To recap our SharePoint testing adventure, we have determined what our users are going to do, we have established load criteria, and we have tested our farm changing only the number of users hitting the system to see when it breaks. The end result is a ton of test data that tells us a lot of information. What it doesn't do well is show us out results in a clear and defined manner. Sure, we could take out raw data to the business users and say something to the effect of "Look here, as we added the 85th vUser, the % of Committed Bytes In Use went from 24 to 30. Just look at this table of raw data that is 100 pages long". Yeah, that is going to work.
What we need is to pick out the relevant information that anyone can look at and see when the farm starts to break down and we need to add more hardware. In part III we boiled it down to three main measures:
-
Requests Per Second
-
Page Load Time (for a given transaction or a single page, usually the Landing Page)
-
CPU Utilization
Now, what we need to do is extract those measures from our raw data and put them into a easy to consume tabular format.
{width="6.666666666666667in" height="4.697916666666667in"}
Here I have set up a row for each test run and tracked the relevant data for each run. # of vUsers, Hits Per Second, Page Load Time for the Landing Page, CPU Utilization on the WFEs etc.
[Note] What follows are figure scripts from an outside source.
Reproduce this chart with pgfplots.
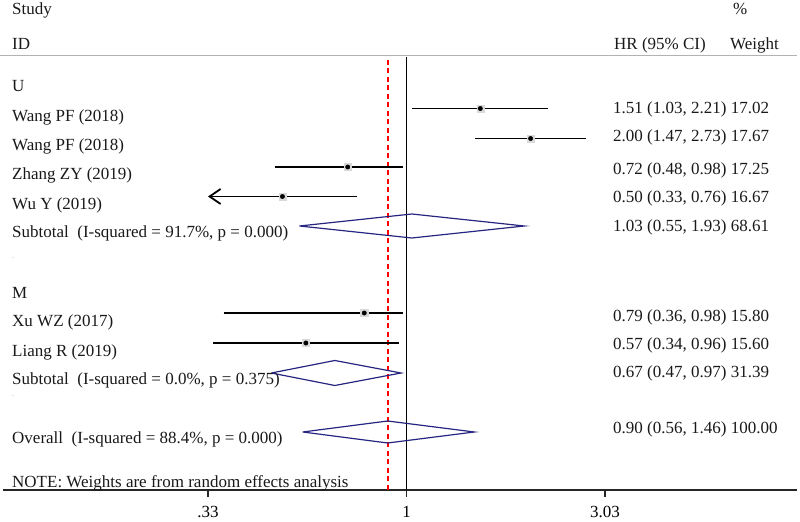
\documentclass[border=0pt]{standalone}
\usepackage{pgfplots}
\pgfplotsset{compat=1.18}
\usetikzlibrary{arrows.meta}
\usepackage{fontspec}
\setmainfont{Liberation Serif}
\definecolor{navyd}{RGB}{38,38,130}
\newcommand{\tf}{\fontsize{17bp}{19bp}\selectfont}
\begin{document}
\begin{tikzpicture}[x=1bp,y=1bp]
\path[use as bounding box] (0,-32) rectangle (800,490);
\begin{axis}[
  at={(3bp,0bp)}, anchor=south west,
  scale only axis, width=794bp, height=490bp,
  xmode=log, xmin=0.1050, xmax=8.855, ymin=0, ymax=490,
  axis x line=bottom, axis y line=none,
  x axis line style={-, black!85, line width=1.1bp},
  xtick={0.33,1,3.03}, xticklabels={.33,1,3.03},
  minor xtick={}, log ticks with fixed point,
  tick align=outside, major tick length=7bp,
  tick style={black!85, line width=1.1bp},
  /pgf/number format/assume math mode=true,
  xticklabel style={font=\tf, anchor=base, yshift=-21bp},
  clip=false,
]
% reference lines
\addplot[black, line width=1.6bp] coordinates {(1,0) (1,433)};
\addplot[red, line width=1.8bp, dash pattern=on 5bp off 3.5bp] coordinates {(0.90,0) (0.90,433)};
% study CIs
\addplot[black, line width=1.8bp] coordinates {(1.03,381.5) (2.21,381.5)};
\addplot[black, line width=1.8bp] coordinates {(1.47,351.5) (2.73,351.5)};
\addplot[black, line width=1.8bp] coordinates {(0.48,323) (0.98,323)};
\addplot[black, line width=1.8bp, -{Straight Barb[length=11bp,width=15bp,line width=1.8bp]}] coordinates {(0.76,293.5) (0.33,293.5)};
\addplot[black, line width=1.8bp] coordinates {(0.36,177) (0.98,177)};
\addplot[black, line width=1.8bp] coordinates {(0.34,147) (0.96,147)};
% weight boxes and point estimates
\addplot[only marks, mark=square*, color=black!15, mark size=3.6bp] coordinates {(1.51,381.5) (2.00,351.5) (0.72,323) (0.50,293.5) (0.79,177) (0.57,147)};
\addplot[only marks, mark=*, mark size=2.2bp, color=black] coordinates {(1.51,381.5) (2.00,351.5) (0.72,323) (0.50,293.5) (0.79,177) (0.57,147)};
% diamonds
\addplot[navyd, line width=1.2bp] coordinates {(0.55,264) (1.03,276) (1.93,264) (1.03,252) (0.55,264)};
\addplot[navyd, line width=1.2bp] coordinates {(0.47,117) (0.67,129.5) (0.97,117) (0.67,104.5) (0.47,117)};
\addplot[navyd, line width=1.2bp] coordinates {(0.56,58) (0.90,69) (1.46,58) (0.90,47) (0.56,58)};
\end{axis}
\draw[black!30, line width=1bp] (0,434) -- (797,434);
\tf
\begin{scope}[every node/.style={anchor=base west, inner sep=0pt, text=black!90}]
\node at (12,475) {Study};
\node at (12,440) {ID};
\node at (12,398.3) {U};
\node at (12,368.3) {Wang PF (2018)};
\node at (12,339.3) {Wang PF (2018)};
\node at (12,310) {Zhang ZY (2019)};
\node at (12,280) {Wu Y (2019)};
\node at (12,252.7) {Subtotal\ \ (I-squared = 91.7\%, p = 0.000)};
\node[text=black!35, font=\fontsize{8bp}{8bp}\selectfont] at (12,231) {.};
\node at (12,191.7) {M};
\node at (12,163.3) {Xu WZ (2017)};
\node at (12,133.3) {Liang R (2019)};
\node at (12,105) {Subtotal\ \ (I-squared = 0.0\%, p = 0.375)};
\node[text=black!35, font=\fontsize{8bp}{8bp}\selectfont] at (12,93) {.};
\node at (12,46) {Overall\ \ (I-squared = 88.4\%, p = 0.000)};
\node at (12,2.3) {NOTE: Weights are from random effects analysis};
\node at (733,475) {\%};
\node at (614,440) {HR (95\% CI)};
\node at (730,440) {Weight};
\node at (613,376.7) {1.51 (1.03, 2.21) 17.02};
\node at (613,348.3) {2.00 (1.47, 2.73) 17.67};
\node at (613,315) {0.72 (0.48, 0.98) 17.25};
\node at (613,287) {0.50 (0.33, 0.76) 16.67};
\node at (613,258.3) {1.03 (0.55, 1.93) 68.61};
\node at (613,168.3) {0.79 (0.36, 0.98) 15.80};
\node at (613,140) {0.57 (0.34, 0.96) 15.60};
\node at (613,112) {0.67 (0.47, 0.97) 31.39};
\node at (613,56.7) {0.90 (0.56, 1.46) 100.00};
\end{scope}
\end{tikzpicture}
\end{document}
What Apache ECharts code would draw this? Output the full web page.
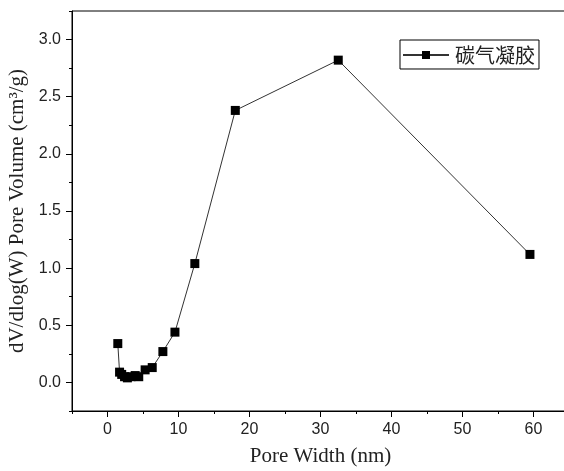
<!DOCTYPE html>
<html>
<head>
<meta charset="utf-8">
<script src="https://cdn.jsdelivr.net/npm/echarts@6/dist/echarts.min.js"></script>
<style>
  html, body { margin: 0; padding: 0; background: #fff; }
  #chart { width: 564px; height: 471px; }
</style>
</head>
<body>
<div id="chart"></div>
<script>
// BJH pore size distribution of the carbon aerogel
const seriesName = '碳气凝胶';
const poreWidth = [1.45, 1.7, 2.0, 2.4, 2.8, 3.3, 3.9, 4.4, 5.3, 6.3, 7.8, 9.5, 12.3, 18.0, 32.5, 59.5];
const poreVolume = [0.34, 0.09, 0.07, 0.05, 0.04, 0.05, 0.06, 0.05, 0.11, 0.13, 0.27, 0.44, 1.04, 2.38, 2.82, 1.12];

const xMajorTicks = [0, 10, 20, 30, 40, 50, 60];
const yMajorTicks = [0, 0.5, 1.0, 1.5, 2.0, 2.5, 3.0];

const xTitle = 'Pore Width (nm)';
const yTitle = 'dV/dlog(W) Pore Volume (cm\u00B3/g)';

const points = poreWidth.map((w, i) => [w, poreVolume[i]]);

const tickFont = { fontFamily: 'Liberation Sans, Arial, sans-serif', fontSize: 16, color: '#222' };
const titleFont = { fontFamily: 'Liberation Serif, Times New Roman, serif', fontSize: 21, color: '#222' };

const chart = echarts.init(document.getElementById('chart'), null, { renderer: 'canvas' });

chart.setOption({
  animation: false,
  backgroundColor: '#fff',
  grid: {
    left: 72, top: 11, width: 497, height: 400,
    outerBoundsMode: 'none', containLabel: false,
    show: true, borderColor: '#000', borderWidth: 1, backgroundColor: 'transparent'
  },
  legend: {
    left: 400, top: 40,
    orient: 'horizontal',
    padding: [5, 4, 4, 2],
    borderColor: '#000', borderWidth: 1,
    itemWidth: 46, itemHeight: 10, itemGap: 5,
    textStyle: { fontFamily: 'Noto Sans CJK SC', fontSize: 20, color: '#222', padding: [0, 0, 0, 1] },
    data: [seriesName]
  },
  xAxis: [
    {
      type: 'value', min: -5, max: 65, interval: 5,
      name: xTitle, nameLocation: 'middle', nameGap: 35, nameTextStyle: titleFont,
      axisLine: { show: true, onZero: false, lineStyle: { color: '#000', width: 1 } },
      axisTick: { show: true, inside: false, length: 3, lineStyle: { color: '#000' } },
      axisLabel: {
        ...tickFont, margin: 11,
        formatter: v => (xMajorTicks.includes(v) ? String(v) : '')
      },
      splitLine: { show: false }
    },
    {
      type: 'value', min: -5, max: 65, position: 'bottom', gridIndex: 0,
      axisLine: { show: false, onZero: false },
      axisTick: { show: true, inside: false, length: 6, customValues: xMajorTicks, lineStyle: { color: '#000' } },
      axisLabel: { show: false },
      splitLine: { show: false }
    }
  ],
  yAxis: [
    {
      type: 'value', min: -0.25, max: 3.25, interval: 0.25,
      name: yTitle, nameLocation: 'middle', nameGap: 19, nameRotate: 90, nameTextStyle: titleFont,
      axisLine: { show: true, onZero: false, lineStyle: { color: '#000', width: 1 } },
      axisTick: { show: true, inside: false, length: 3, lineStyle: { color: '#000' } },
      axisLabel: {
        ...tickFont, margin: 11,
        formatter: v => {
          const hit = yMajorTicks.find(t => Math.abs(t - v) < 1e-6);
          return hit === undefined ? '' : hit.toFixed(1);
        }
      },
      splitLine: { show: false }
    },
    {
      type: 'value', min: -0.25, max: 3.25, position: 'left', gridIndex: 0,
      axisLine: { show: false, onZero: false },
      axisTick: { show: true, inside: false, length: 6, customValues: yMajorTicks, lineStyle: { color: '#000' } },
      axisLabel: { show: false },
      splitLine: { show: false }
    }
  ],
  series: [
    {
      name: seriesName,
      type: 'line',
      data: points,
      symbol: 'rect',
      symbolSize: 9,
      showAllSymbol: true,
      lineStyle: { color: '#333', width: 1 },
      itemStyle: { color: '#000' },
      z: 3
    }
  ]
});
</script>
</body>
</html>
Just looking at this data for these runs it is fairly clear to see that Hits Per Second track closely to number of vUsers until the farm hits about 150 vUsers (which from Part II we have learned will tell us what our expected user load is, in this case about 150,000 users). The HPS gets even flatter when we push to 200,000 users. We can also see that the load time for the default.aspx rises from a .58 second avg up to a 3.65 second average.
All of that data is good, but even this is not great for a presentation to management on farm performance. So we turn it into a graph. Here is an example of this graph for Hits Per Second. It is showing the farm being run with 2 WFEs and 1 WFE. The 2WFEs is to simulate a 3 WFE farm (remember that pesky N-1 standard from Part III). This graph gives us a quick an easy way to show management what performance of the farm looks like as we ramp up users.
{width="6.666666666666667in" height="4.59375in"}
This graph is easy to see that with 1WFE (2WFE farm) we cap out in these tests at about 50,000 user (50 HPS). 2WFEs (a 3WFE farm) is fine at 100,000 users, and starts to tail off at 150,000 users.
Here is a similar graph that shows CPU utilization for 1WFE and 2WFEs
{width="6.666666666666667in" height="4.302083333333333in"}
Here we can easily see that the 1WFE farm is starting to show CPU strain at 50,000 users and that the 2WFE farm shows the same level at 100,000 users. This graph makes it easy to see that each WFE (in this usage scenario) will give us about 50 Hits Per Second or 50,000 users.
Other Considerations
Try to remember that the goal of our testing was to show how well the farm performs. This meant that we first established what good performance meant, then we established metrics and criteria, then we ensured that our testing was consistent, and lastly we put it into an easy to use graph.
Its also important to remember that these numbers were for one specific farm and one specific testing scenario. If this farm changes in topology, and more importantly in usage or implementation, then the performance tests will likely need to be run again.
Its interesting that in other tests that I saw from Microsoft, load is 50 RPS/WFE in a collaborative environment and 100 RPS/WFE in a publishing environment. I would highly recommend extensive testing in this manner in your environment.